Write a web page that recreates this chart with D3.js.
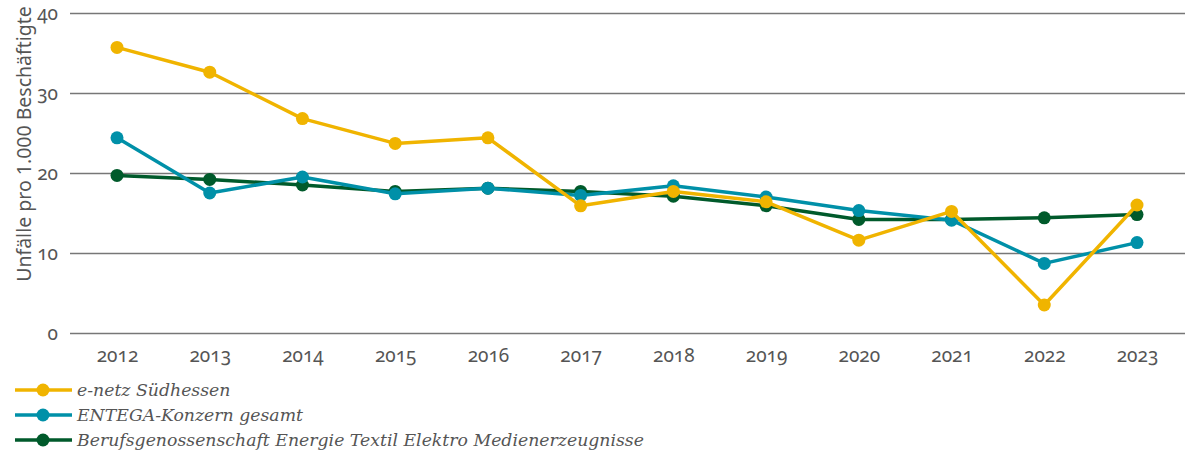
<!DOCTYPE html>
<html>
<head>
<meta charset="utf-8">
<script src="https://cdn.jsdelivr.net/npm/d3@7"></script>
<style>
  html, body { margin: 0; padding: 0; background: #fff; }
  svg { display: block; }
  .tick-label { font-family: "Noto Sans", "Open Sans", sans-serif; font-size: 19px; fill: #555; font-variant-numeric: oldstyle-nums; }
  .axis-title { font-family: "Noto Sans", "Open Sans", sans-serif; font-size: 19.5px; fill: #555; }
  .legend-label { font-family: "DejaVu Serif", "Liberation Serif", serif; font-style: italic; font-size: 17.3px; fill: #555; }
</style>
</head>
<body>
<svg id="chart" width="1185" height="455"></svg>
<script>
const years = ["2012","2013","2014","2015","2016","2017","2018","2019","2020","2021","2022","2023"];
const eNetz   = [35.7, 32.6, 26.8, 23.7, 24.4, 15.9, 17.7, 16.4, 11.6, 15.2, 3.5, 16.0];
const entega  = [24.4, 17.5, 19.5, 17.4, 18.1, 17.2, 18.4, 17.0, 15.3, 14.1, 8.7, 11.3];
const bgEtem  = [19.7, 19.2, 18.5, 17.7, 18.1, 17.7, 17.1, 15.9, 14.2, 14.2, 14.4, 14.8];
const yTicks  = [0, 10, 20, 30, 40];
const seriesNames = ["e-netz Südhessen", "ENTEGA-Konzern gesamt", "Berufsgenossenschaft Energie Textil Elektro Medienerzeugnisse"];
const seriesColors = ["#f0b400", "#0090a8", "#005a2b"];

const svg = d3.select("#chart");
const plot = { left: 70, right: 1185, top: 13, bottom: 333 };

const x = d3.scalePoint().domain(years).range([117, 1137]);
const y = d3.scaleLinear().domain([0, 40]).range([plot.bottom, plot.top]);

// horizontal gridlines with value labels
const yAxis = d3.axisLeft(y).tickValues(yTicks).tickSize(-(plot.right - plot.left)).tickPadding(12);
const gy = svg.append("g").attr("transform", `translate(${plot.left},0)`).call(yAxis);
gy.select(".domain").remove();
gy.selectAll(".tick line").attr("stroke", "#777").attr("stroke-width", 1.6);
gy.selectAll(".tick text").attr("class", "tick-label").attr("x", -12);

// year labels
const xAxis = d3.axisBottom(x).tickSize(0).tickPadding(16);
const gx = svg.append("g").attr("transform", `translate(0,${plot.bottom})`).call(xAxis);
gx.select(".domain").remove();
gx.selectAll(".tick text").attr("class", "tick-label");

// axis title
svg.append("text")
  .attr("class", "axis-title")
  .attr("transform", `translate(31,144) rotate(-90)`)
  .attr("text-anchor", "middle")
  .text("Unfälle pro 1.000 Beschäftigte");

// series: drawn bottom-up so e-netz sits on top
const series = [
  { name: seriesNames[2], values: bgEtem, color: seriesColors[2] },
  { name: seriesNames[1], values: entega, color: seriesColors[1] },
  { name: seriesNames[0], values: eNetz,  color: seriesColors[0] }
];

const line = d3.line().x((d, i) => x(years[i])).y(d => y(d));

series.forEach(s => {
  const g = svg.append("g");
  g.append("path")
    .datum(s.values)
    .attr("d", line)
    .attr("fill", "none")
    .attr("stroke", s.color)
    .attr("stroke-width", 3.5)
    .attr("stroke-linejoin", "round");
  g.selectAll("circle")
    .data(s.values)
    .join("circle")
    .attr("cx", (d, i) => x(years[i]))
    .attr("cy", d => y(d))
    .attr("r", 6.5)
    .attr("fill", s.color);
});

// legend
const legend = svg.append("g");
seriesNames.forEach((name, i) => {
  const ly = 390 + i * 25;
  const row = legend.append("g").attr("transform", `translate(0,${ly})`);
  row.append("line").attr("x1", 15).attr("x2", 72).attr("y1", 0).attr("y2", 0)
    .attr("stroke", seriesColors[i]).attr("stroke-width", 3.5);
  row.append("circle").attr("cx", 43).attr("cy", 0).attr("r", 6.5).attr("fill", seriesColors[i]);
  row.append("text").attr("class", "legend-label").attr("x", 77).attr("y", 6).text(name);
});
</script>
</body>
</html>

WRITTEN TASK -
Reproduce the whole listing exactly, but not the images in it.

COMPLETED EXERCISE -
Write a web page that recreates this chart with D3.js.
<!DOCTYPE html>
<html>
<head>
<meta charset="utf-8">
<script src="https://cdn.jsdelivr.net/npm/d3@7"></script>
<style>
  html, body { margin: 0; padding: 0; background: #fff; }
  svg { display: block; }
  .tick-label { font-family: "Noto Sans", "Open Sans", sans-serif; font-size: 19px; fill: #555; font-variant-numeric: oldstyle-nums; }
  .axis-title { font-family: "Noto Sans", "Open Sans", sans-serif; font-size: 19.5px; fill: #555; }
  .legend-label { font-family: "DejaVu Serif", "Liberation Serif", serif; font-style: italic; font-size: 17.3px; fill: #555; }
</style>
</head>
<body>
<svg id="chart" width="1185" height="455"></svg>
<script>
const years = ["2012","2013","2014","2015","2016","2017","2018","2019","2020","2021","2022","2023"];
const eNetz   = [35.7, 32.6, 26.8, 23.7, 24.4, 15.9, 17.7, 16.4, 11.6, 15.2, 3.5, 16.0];
const entega  = [24.4, 17.5, 19.5, 17.4, 18.1, 17.2, 18.4, 17.0, 15.3, 14.1, 8.7, 11.3];
const bgEtem  = [19.7, 19.2, 18.5, 17.7, 18.1, 17.7, 17.1, 15.9, 14.2, 14.2, 14.4, 14.8];
const yTicks  = [0, 10, 20, 30, 40];
const seriesNames = ["e-netz Südhessen", "ENTEGA-Konzern gesamt", "Berufsgenossenschaft Energie Textil Elektro Medienerzeugnisse"];
const seriesColors = ["#f0b400", "#0090a8", "#005a2b"];

const svg = d3.select("#chart");
const plot = { left: 70, right: 1185, top: 13, bottom: 333 };

const x = d3.scalePoint().domain(years).range([117, 1137]);
const y = d3.scaleLinear().domain([0, 40]).range([plot.bottom, plot.top]);

// horizontal gridlines with value labels
const yAxis = d3.axisLeft(y).tickValues(yTicks).tickSize(-(plot.right - plot.left)).tickPadding(12);
const gy = svg.append("g").attr("transform", `translate(${plot.left},0)`).call(yAxis);
gy.select(".domain").remove();
gy.selectAll(".tick line").attr("stroke", "#777").attr("stroke-width", 1.6);
gy.selectAll(".tick text").attr("class", "tick-label").attr("x", -12);

// year labels
const xAxis = d3.axisBottom(x).tickSize(0).tickPadding(16);
const gx = svg.append("g").attr("transform", `translate(0,${plot.bottom})`).call(xAxis);
gx.select(".domain").remove();
gx.selectAll(".tick text").attr("class", "tick-label");

// axis title
svg.append("text")
  .attr("class", "axis-title")
  .attr("transform", `translate(31,144) rotate(-90)`)
  .attr("text-anchor", "middle")
  .text("Unfälle pro 1.000 Beschäftigte");

// series: drawn bottom-up so e-netz sits on top
const series = [
  { name: seriesNames[2], values: bgEtem, color: seriesColors[2] },
  { name: seriesNames[1], values: entega, color: seriesColors[1] },
  { name: seriesNames[0], values: eNetz,  color: seriesColors[0] }
];

const line = d3.line().x((d, i) => x(years[i])).y(d => y(d));

series.forEach(s => {
  const g = svg.append("g");
  g.append("path")
    .datum(s.values)
    .attr("d", line)
    .attr("fill", "none")
    .attr("stroke", s.color)
    .attr("stroke-width", 3.5)
    .attr("stroke-linejoin", "round");
  g.selectAll("circle")
    .data(s.values)
    .join("circle")
    .attr("cx", (d, i) => x(years[i]))
    .attr("cy", d => y(d))
    .attr("r", 6.5)
    .attr("fill", s.color);
});

// legend
const legend = svg.append("g");
seriesNames.forEach((name, i) => {
  const ly = 390 + i * 25;
  const row = legend.append("g").attr("transform", `translate(0,${ly})`);
  row.append("line").attr("x1", 15).attr("x2", 72).attr("y1", 0).attr("y2", 0)
    .attr("stroke", seriesColors[i]).attr("stroke-width", 3.5);
  row.append("circle").attr("cx", 43).attr("cy", 0).attr("r", 6.5).attr("fill", seriesColors[i]);
  row.append("text").attr("class", "legend-label").attr("x", 77).attr("y", 6).text(name);
});
</script>
</body>
</html>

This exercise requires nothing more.